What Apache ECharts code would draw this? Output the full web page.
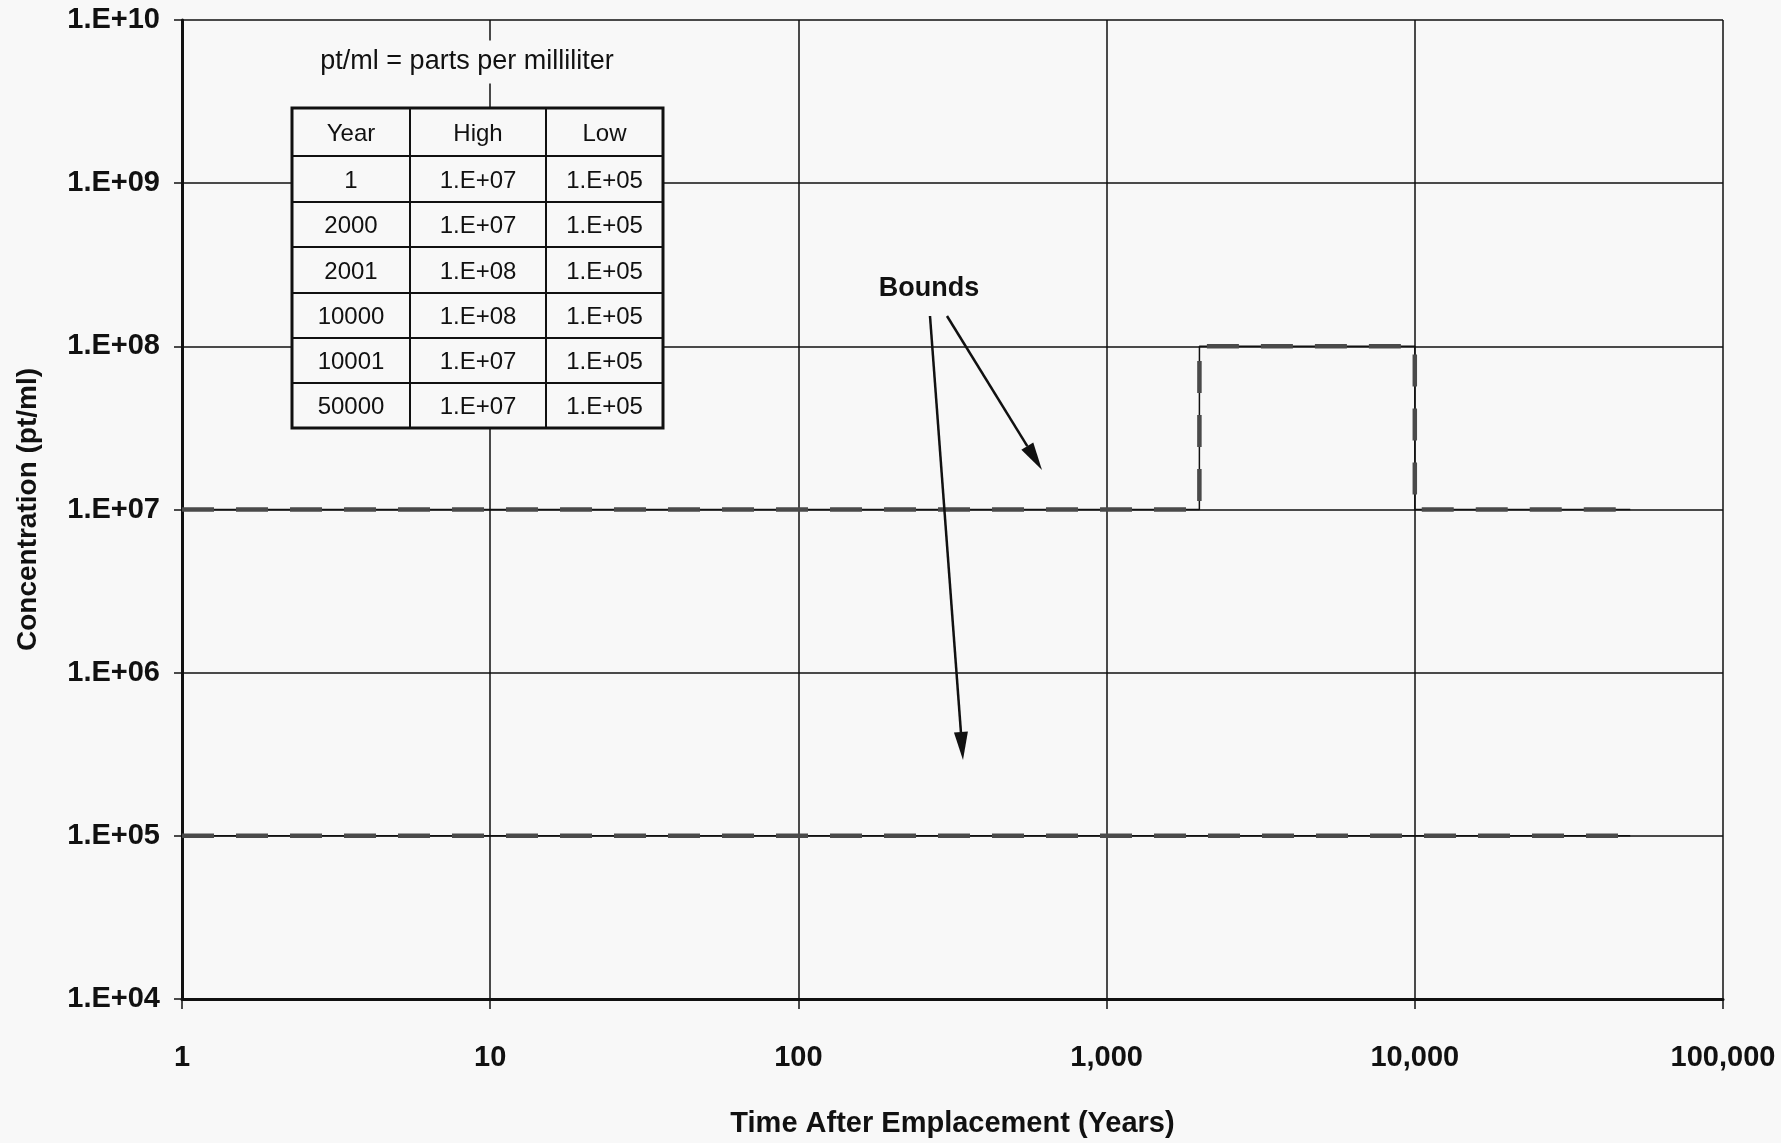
<!DOCTYPE html>
<html>
<head>
<meta charset="utf-8">
<script src="https://cdn.jsdelivr.net/npm/echarts@6/dist/echarts.min.js"></script>
<style>
  html, body { margin: 0; padding: 0; background: #f8f8f8; }
  #main { width: 1781px; height: 1143px; }
</style>
</head>
<body>
<div id="main"></div>
<script>
var years = [1, 2000, 2001, 10000, 10001, 50000];
var highValues = [1e7, 1e7, 1e8, 1e8, 1e7, 1e7];
var lowValues = [1e5, 1e5, 1e5, 1e5, 1e5, 1e5];
var tableHeader = ["Year", "High", "Low"];

var bg = "#f8f8f8";
var font = "'Liberation Sans', Arial, sans-serif";
var TOP = 100;

function sci(v) {
  var e = Math.round(Math.log10(v));
  return "1.E" + (e < 0 ? "-" : "+") + String(Math.abs(e)).padStart(2, "0");
}

function pairs(xs, ys) {
  return xs.map(function (x, i) { return [x, ys[i]]; });
}

var chartDom = document.getElementById("main");
var myChart = echarts.init(chartDom);

// inset table, built from the same arrays
function buildTable() {
  var colX = [292, 410, 546, 663];
  var rowY = [108, 156, 202, 247, 293, 338, 383, 428];
  var rows = [tableHeader].concat(years.map(function (y, i) {
    return [String(y), sci(highValues[i]), sci(lowValues[i])];
  }));
  var els = [];
  els.push({
    type: "rect", z: TOP,
    shape: { x: colX[0], y: rowY[0], width: colX[3] - colX[0], height: rowY[7] - rowY[0] },
    style: { fill: bg, stroke: "#111", lineWidth: 3 }
  });
  for (var r = 1; r < rowY.length - 1; r++) {
    els.push({ type: "line", z: TOP + 1, shape: { x1: colX[0], y1: rowY[r], x2: colX[3], y2: rowY[r] },
      style: { stroke: "#111", lineWidth: 2 } });
  }
  for (var c = 1; c < colX.length - 1; c++) {
    els.push({ type: "line", z: TOP + 1, shape: { x1: colX[c], y1: rowY[0], x2: colX[c], y2: rowY[7] },
      style: { stroke: "#111", lineWidth: 2 } });
  }
  rows.forEach(function (row, ri) {
    row.forEach(function (txt, ci) {
      els.push({
        type: "text", z: TOP + 1,
        x: (colX[ci] + colX[ci + 1]) / 2,
        y: (rowY[ri] + rowY[ri + 1]) / 2 + 2,
        style: { text: txt, fill: "#111", font: "24px " + font, align: "center", verticalAlign: "middle" }
      });
    });
  });
  return els;
}

function arrow(x1, y1, x2, y2) {
  var a = Math.atan2(y2 - y1, x2 - x1);
  var len = 28, half = 7;
  var bx = x2 - len * Math.cos(a), by = y2 - len * Math.sin(a);
  var px = -Math.sin(a) * half, py = Math.cos(a) * half;
  return [
    { type: "line", z: TOP, shape: { x1: x1, y1: y1, x2: bx, y2: by }, style: { stroke: "#111", lineWidth: 2.5 } },
    { type: "polygon", z: TOP, shape: { points: [[x2, y2], [bx + px, by + py], [bx - px, by - py]] }, style: { fill: "#111" } }
  ];
}

var graphics = buildTable()
  .concat([
    {
      type: "text", x: 467, y: 62, z: TOP,
      style: { text: "pt/ml = parts per milliliter", fill: "#111", font: "27px " + font,
        align: "center", verticalAlign: "middle", backgroundColor: bg, padding: [8, 4] }
    },
    {
      type: "text", x: 929, y: 289, z: TOP,
      style: { text: "Bounds", fill: "#111", font: "bold 27px " + font, align: "center", verticalAlign: "middle" }
    }
  ])
  .concat(arrow(930, 316, 963, 760))
  .concat(arrow(947, 316, 1042, 470));

var axisText = { color: "#111", fontFamily: font, fontWeight: "bold", fontSize: 29 };

var option = {
  backgroundColor: bg,
  animation: false,
  grid: { left: 182, right: 58, top: 20, bottom: 141 },
  xAxis: {
    type: "log",
    logBase: 10,
    min: 1,
    max: 100000,
    name: "Time After Emplacement (Years)",
    nameLocation: "middle",
    nameGap: 110,
    nameTextStyle: axisText,
    axisLine: { lineStyle: { color: "#111", width: 3 } },
    axisTick: { inside: false, length: 10, lineStyle: { color: "#111", width: 1.5 } },
    axisLabel: Object.assign({ margin: 44, formatter: function (v) { return Number(v).toLocaleString("en-US"); } }, axisText),
    splitLine: { show: true, lineStyle: { color: "#111", width: 1.5 } },
    minorTick: { show: false }
  },
  yAxis: {
    type: "log",
    logBase: 10,
    min: 1e4,
    max: 1e10,
    name: "Concentration (pt/ml)",
    nameLocation: "middle",
    nameGap: 140,
    nameTextStyle: Object.assign({}, axisText, { fontSize: 28 }),
    axisLine: { lineStyle: { color: "#111", width: 3 } },
    axisTick: { inside: false, length: 8, lineStyle: { color: "#111", width: 1.5 } },
    axisLabel: Object.assign({ margin: 22, formatter: sci }, axisText),
    splitLine: { show: true, lineStyle: { color: "#111", width: 1.5 } }
  },
  series: [
    {
      name: "High", type: "line", showSymbol: false, z: 3,
      data: pairs(years, highValues),
      lineStyle: { color: "#111", width: 1.5 }
    },
    {
      name: "High bound", type: "line", showSymbol: false, z: 4,
      data: pairs(years, highValues),
      lineStyle: { color: "#4a4a4a", width: 4.5, type: [32, 22] }
    },
    {
      name: "Low", type: "line", showSymbol: false, z: 3,
      data: pairs(years, lowValues),
      lineStyle: { color: "#111", width: 1.5 }
    },
    {
      name: "Low bound", type: "line", showSymbol: false, z: 4,
      data: pairs(years, lowValues),
      lineStyle: { color: "#4a4a4a", width: 4.5, type: [32, 22] }
    }
  ],
  graphic: graphics
};

option && myChart.setOption(option);
</script>
</body>
</html>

*WHAT THE TASK ASKS*
Transcribe the material exactly, keeping every word and none of the pictures.

*SOLUTION*
What Apache ECharts code would draw this? Output the full web page.
<!DOCTYPE html>
<html>
<head>
<meta charset="utf-8">
<script src="https://cdn.jsdelivr.net/npm/echarts@6/dist/echarts.min.js"></script>
<style>
  html, body { margin: 0; padding: 0; background: #f8f8f8; }
  #main { width: 1781px; height: 1143px; }
</style>
</head>
<body>
<div id="main"></div>
<script>
var years = [1, 2000, 2001, 10000, 10001, 50000];
var highValues = [1e7, 1e7, 1e8, 1e8, 1e7, 1e7];
var lowValues = [1e5, 1e5, 1e5, 1e5, 1e5, 1e5];
var tableHeader = ["Year", "High", "Low"];

var bg = "#f8f8f8";
var font = "'Liberation Sans', Arial, sans-serif";
var TOP = 100;

function sci(v) {
  var e = Math.round(Math.log10(v));
  return "1.E" + (e < 0 ? "-" : "+") + String(Math.abs(e)).padStart(2, "0");
}

function pairs(xs, ys) {
  return xs.map(function (x, i) { return [x, ys[i]]; });
}

var chartDom = document.getElementById("main");
var myChart = echarts.init(chartDom);

// inset table, built from the same arrays
function buildTable() {
  var colX = [292, 410, 546, 663];
  var rowY = [108, 156, 202, 247, 293, 338, 383, 428];
  var rows = [tableHeader].concat(years.map(function (y, i) {
    return [String(y), sci(highValues[i]), sci(lowValues[i])];
  }));
  var els = [];
  els.push({
    type: "rect", z: TOP,
    shape: { x: colX[0], y: rowY[0], width: colX[3] - colX[0], height: rowY[7] - rowY[0] },
    style: { fill: bg, stroke: "#111", lineWidth: 3 }
  });
  for (var r = 1; r < rowY.length - 1; r++) {
    els.push({ type: "line", z: TOP + 1, shape: { x1: colX[0], y1: rowY[r], x2: colX[3], y2: rowY[r] },
      style: { stroke: "#111", lineWidth: 2 } });
  }
  for (var c = 1; c < colX.length - 1; c++) {
    els.push({ type: "line", z: TOP + 1, shape: { x1: colX[c], y1: rowY[0], x2: colX[c], y2: rowY[7] },
      style: { stroke: "#111", lineWidth: 2 } });
  }
  rows.forEach(function (row, ri) {
    row.forEach(function (txt, ci) {
      els.push({
        type: "text", z: TOP + 1,
        x: (colX[ci] + colX[ci + 1]) / 2,
        y: (rowY[ri] + rowY[ri + 1]) / 2 + 2,
        style: { text: txt, fill: "#111", font: "24px " + font, align: "center", verticalAlign: "middle" }
      });
    });
  });
  return els;
}

function arrow(x1, y1, x2, y2) {
  var a = Math.atan2(y2 - y1, x2 - x1);
  var len = 28, half = 7;
  var bx = x2 - len * Math.cos(a), by = y2 - len * Math.sin(a);
  var px = -Math.sin(a) * half, py = Math.cos(a) * half;
  return [
    { type: "line", z: TOP, shape: { x1: x1, y1: y1, x2: bx, y2: by }, style: { stroke: "#111", lineWidth: 2.5 } },
    { type: "polygon", z: TOP, shape: { points: [[x2, y2], [bx + px, by + py], [bx - px, by - py]] }, style: { fill: "#111" } }
  ];
}

var graphics = buildTable()
  .concat([
    {
      type: "text", x: 467, y: 62, z: TOP,
      style: { text: "pt/ml = parts per milliliter", fill: "#111", font: "27px " + font,
        align: "center", verticalAlign: "middle", backgroundColor: bg, padding: [8, 4] }
    },
    {
      type: "text", x: 929, y: 289, z: TOP,
      style: { text: "Bounds", fill: "#111", font: "bold 27px " + font, align: "center", verticalAlign: "middle" }
    }
  ])
  .concat(arrow(930, 316, 963, 760))
  .concat(arrow(947, 316, 1042, 470));

var axisText = { color: "#111", fontFamily: font, fontWeight: "bold", fontSize: 29 };

var option = {
  backgroundColor: bg,
  animation: false,
  grid: { left: 182, right: 58, top: 20, bottom: 141 },
  xAxis: {
    type: "log",
    logBase: 10,
    min: 1,
    max: 100000,
    name: "Time After Emplacement (Years)",
    nameLocation: "middle",
    nameGap: 110,
    nameTextStyle: axisText,
    axisLine: { lineStyle: { color: "#111", width: 3 } },
    axisTick: { inside: false, length: 10, lineStyle: { color: "#111", width: 1.5 } },
    axisLabel: Object.assign({ margin: 44, formatter: function (v) { return Number(v).toLocaleString("en-US"); } }, axisText),
    splitLine: { show: true, lineStyle: { color: "#111", width: 1.5 } },
    minorTick: { show: false }
  },
  yAxis: {
    type: "log",
    logBase: 10,
    min: 1e4,
    max: 1e10,
    name: "Concentration (pt/ml)",
    nameLocation: "middle",
    nameGap: 140,
    nameTextStyle: Object.assign({}, axisText, { fontSize: 28 }),
    axisLine: { lineStyle: { color: "#111", width: 3 } },
    axisTick: { inside: false, length: 8, lineStyle: { color: "#111", width: 1.5 } },
    axisLabel: Object.assign({ margin: 22, formatter: sci }, axisText),
    splitLine: { show: true, lineStyle: { color: "#111", width: 1.5 } }
  },
  series: [
    {
      name: "High", type: "line", showSymbol: false, z: 3,
      data: pairs(years, highValues),
      lineStyle: { color: "#111", width: 1.5 }
    },
    {
      name: "High bound", type: "line", showSymbol: false, z: 4,
      data: pairs(years, highValues),
      lineStyle: { color: "#4a4a4a", width: 4.5, type: [32, 22] }
    },
    {
      name: "Low", type: "line", showSymbol: false, z: 3,
      data: pairs(years, lowValues),
      lineStyle: { color: "#111", width: 1.5 }
    },
    {
      name: "Low bound", type: "line", showSymbol: false, z: 4,
      data: pairs(years, lowValues),
      lineStyle: { color: "#4a4a4a", width: 4.5, type: [32, 22] }
    }
  ],
  graphic: graphics
};

option && myChart.setOption(option);
</script>
</body>
</html>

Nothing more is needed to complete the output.